Notice, cure periods, and process matter
One of the most overlooked issues in franchise disputes is process. Even where a party has a strong substantive case, failure to follow the agreement’s notice provisions can undermine termination. Franchise agreements often specify exactly how notices must be delivered, to whom, within what time, and what they must contain.
If the contract requires written notice and a 30-day cure period, a verbal complaint or informal email may not be enough. If multiple defaults are alleged, the notice should generally identify them with enough detail for the receiving party to understand the claim and respond. Vague accusations tend to create more room for dispute, not less.

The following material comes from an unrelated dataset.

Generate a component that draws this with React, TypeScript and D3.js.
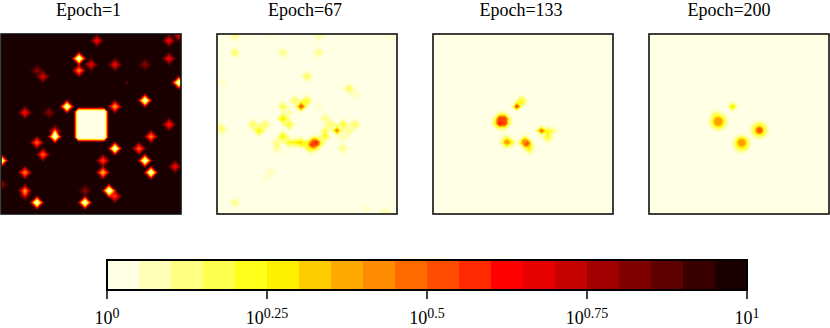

For franchisees, this means a default notice should never be ignored. A delayed response can be interpreted as an admission or missed opportunity to preserve rights. For franchisors, it means that disciplined documentation is essential. If termination becomes necessary, the groundwork should already be in place.

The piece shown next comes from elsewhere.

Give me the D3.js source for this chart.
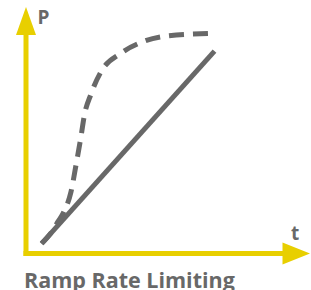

What happens after termination?
Termination does not end the legal issues. In many cases, it starts the most sensitive phase of the dispute. The franchisee may be required to stop using trademarks, remove signage, return manuals, cease access to systems, and comply with restrictive covenants. Inventory, customer records, leased premises, and employee communications can all become urgent points of conflict.

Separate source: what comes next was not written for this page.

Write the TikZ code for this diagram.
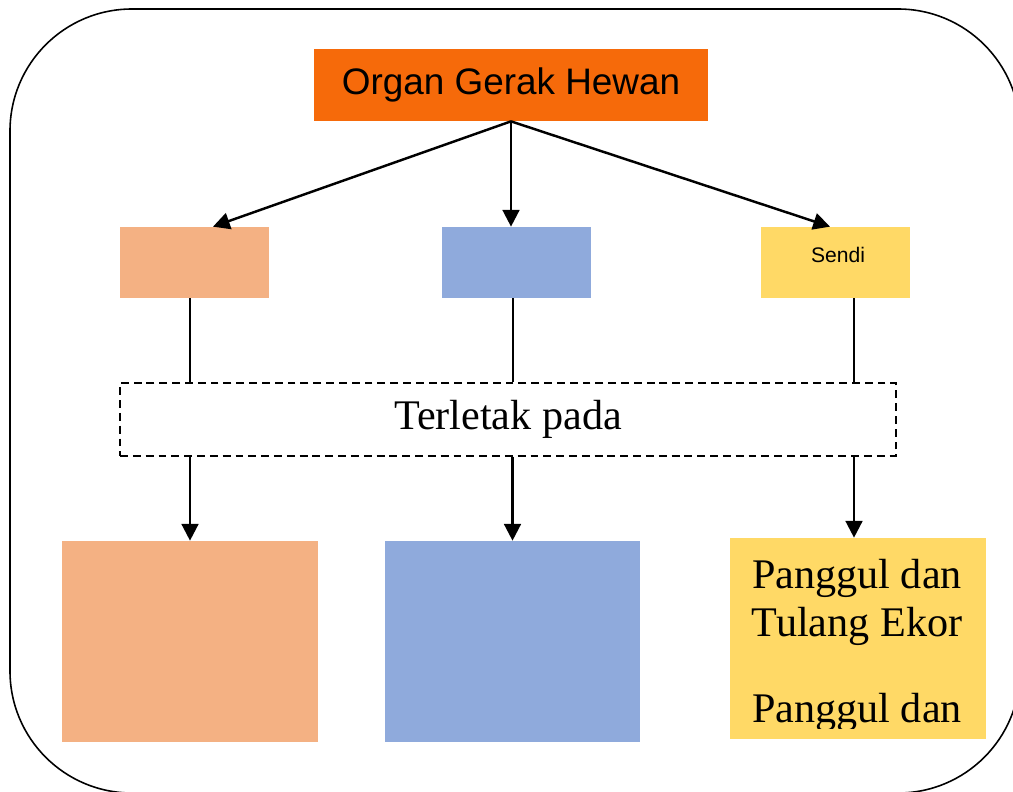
\documentclass[tikz,border=0pt]{standalone}
\usepackage{fontspec}
\setmainfont{Liberation Serif}
\newfontfamily\boxfont{Liberation Sans}
\usetikzlibrary{arrows.meta}

\definecolor{organOrange}{HTML}{F66A0A}
\definecolor{peach}{HTML}{F4B183}
\definecolor{softBlue}{HTML}{8FAADC}
\definecolor{softYellow}{HTML}{FFD966}

\begin{document}
\begin{tikzpicture}[%%
  x=0.02cm,y=-0.02cm,
  boxStyle/.style={inner sep=0pt,minimum width=2.98cm,minimum height=1.42cm},
  bigBoxStyle/.style={inner sep=0pt,minimum width=5.12cm,minimum height=4.02cm},
  arrowStyle/.style={-{Triangle[width=9.5pt,length=9.5pt]},line width=1.4pt},
  thinStyle/.style={-,line width=0.6pt},
  dashStyle/.style={draw,dash pattern=on 4.5pt off 2.8pt,line width=0.8pt,
    inner sep=0pt,minimum width=15.52cm,minimum height=1.46cm}
]
%%
%% The page and the frame round it.
\useasboundingbox (0,0) rectangle (1013,791);
\draw[line width=0.9pt,rounded corners=2.44cm] (10,9) rectangle (1020,793);
%%
%% The top box.
\node[fill=organOrange,inner sep=0pt,minimum width=7.88cm,minimum height=1.44cm,
  font=\boxfont\fontsize{21}{25}\selectfont] (organ) at (511,85) {Organ Gerak Hewan};
%%
%% The three kinds of organ.
\node[boxStyle,fill=peach] (kiri) at (194.5,262.5) {};
\node[boxStyle,fill=softBlue] (tengah) at (516.5,262.5) {};
\node[boxStyle,fill=softYellow] (sendi) at (835.5,262.5) {};
\node[font=\boxfont\fontsize{12}{14}\selectfont,inner sep=0pt] (teksSendi)
  at (838,255) {Sendi};
%%
%% Where they are found.
\node[dashStyle,font=\fontsize{24}{28}\selectfont] (letak) at (508,419.5) {Terletak pada};
\node[bigBoxStyle,fill=peach] (letakKiri) at (190,641.5) {};
\node[bigBoxStyle,fill=softBlue] (letakTengah) at (512.5,641.5) {};
\node[bigBoxStyle,fill=softYellow] (letakSendi) at (858,638.5) {};
\begin{scope}
  \clip (letakSendi.north west) rectangle (986,728);
  \node[anchor=north,inner sep=0pt,align=center,
    font=\fontsize{24}{27}\selectfont] (teksLetak) at (857,559)
    {Panggul dan\\Tulang Ekor\\[22pt]Panggul dan};
\end{scope}
%%
%% Arrows from the top box.
\draw[arrowStyle] (organ.south) -- ([xshift=0.37cm]kiri.north);
\draw[arrowStyle] (organ.south) -- (organ.south |- tengah.north);
\draw[arrowStyle] (organ.south) -- ([xshift=-0.11cm]sendi.north);
%%
%% Lines down to the dashed box.
\draw[thinStyle] ([xshift=-0.09cm]kiri.south) -- ([xshift=-0.09cm]kiri.south |- letak.north);
\draw[thinStyle] ([xshift=-0.07cm]tengah.south) -- ([xshift=-0.07cm]tengah.south |- letak.north);
\draw[thinStyle] ([xshift=0.37cm]sendi.south) -- ([xshift=0.37cm]sendi.south |- letak.north);
%%
%% Arrows down to the lower boxes.
\draw[arrowStyle] (letakKiri.north |- letak.south) -- (letakKiri.north);
\draw[arrowStyle] (letakTengah.north |- letak.south) -- (letakTengah.north);
\draw[arrowStyle] ([xshift=-0.08cm]letakSendi.north |- letak.south) -- ([xshift=-0.08cm]letakSendi.north);
\end{tikzpicture}
\end{document}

Post-termination noncompete and nonsolicitation provisions are especially contentious. Their enforceability depends on governing law, the wording of the agreement, and whether the restrictions are reasonable in scope, geography, and duration. A clause that looks strong on paper may still face challenge if it goes too far.
There is also the practical issue of transition. An abrupt shutdown can damage customer goodwill and create operational disruption for both parties. In some disputes, a negotiated exit or short standstill period is more effective than an immediate legal escalation.
Litigation, arbitration, and negotiated solutions
Many franchise agreements require disputes to be resolved through arbitration rather than court litigation. Others include forum-selection clauses, choice-of-law provisions, or escalation requirements before formal proceedings begin. These clauses can significantly affect cost, timing, and strategy.
That is why early legal review matters. A party considering termination should not only ask whether it can terminate, but also where any dispute will be heard, what remedies are available, and whether emergency relief may be needed. For example, a franchisor may seek an injunction to stop trademark misuse, while a franchisee may seek urgent relief to prevent wrongful de-branding.
Not every dispute should go straight to a final break. In some cases, renegotiation, a compliance plan, a transfer of the business, or a structured separation can preserve value and reduce risk. The strongest legal position is not always the one that produces the best commercial outcome.
How to assess risk before terminating a franchise agreement
Before taking action, both franchisors and franchisees should step back and evaluate the dispute from both a legal and business perspective. The contract is the starting point, but not the only factor. The evidence, the pattern of conduct, the financial exposure, and the likely next move from the other side all matter.
A useful assessment usually focuses on four questions: what breach is actually being alleged, whether the breach is material, whether contractual procedures have been followed, and what damages or business consequences are likely if the matter escalates. That analysis often reveals whether termination is justified, premature, or better used as leverage in a negotiated resolution.
For businesses facing this issue, speed matters, but so does restraint. The right response is rarely the fastest one. It is the one built on the contract, supported by evidence, and aligned with a clear strategy.
Franchise disputes can move quickly from operational friction to high-stakes conflict. If termination is on the table, careful legal analysis at an early stage can make the difference between protecting your position and creating avoidable exposure. A measured approach now often preserves far more options later.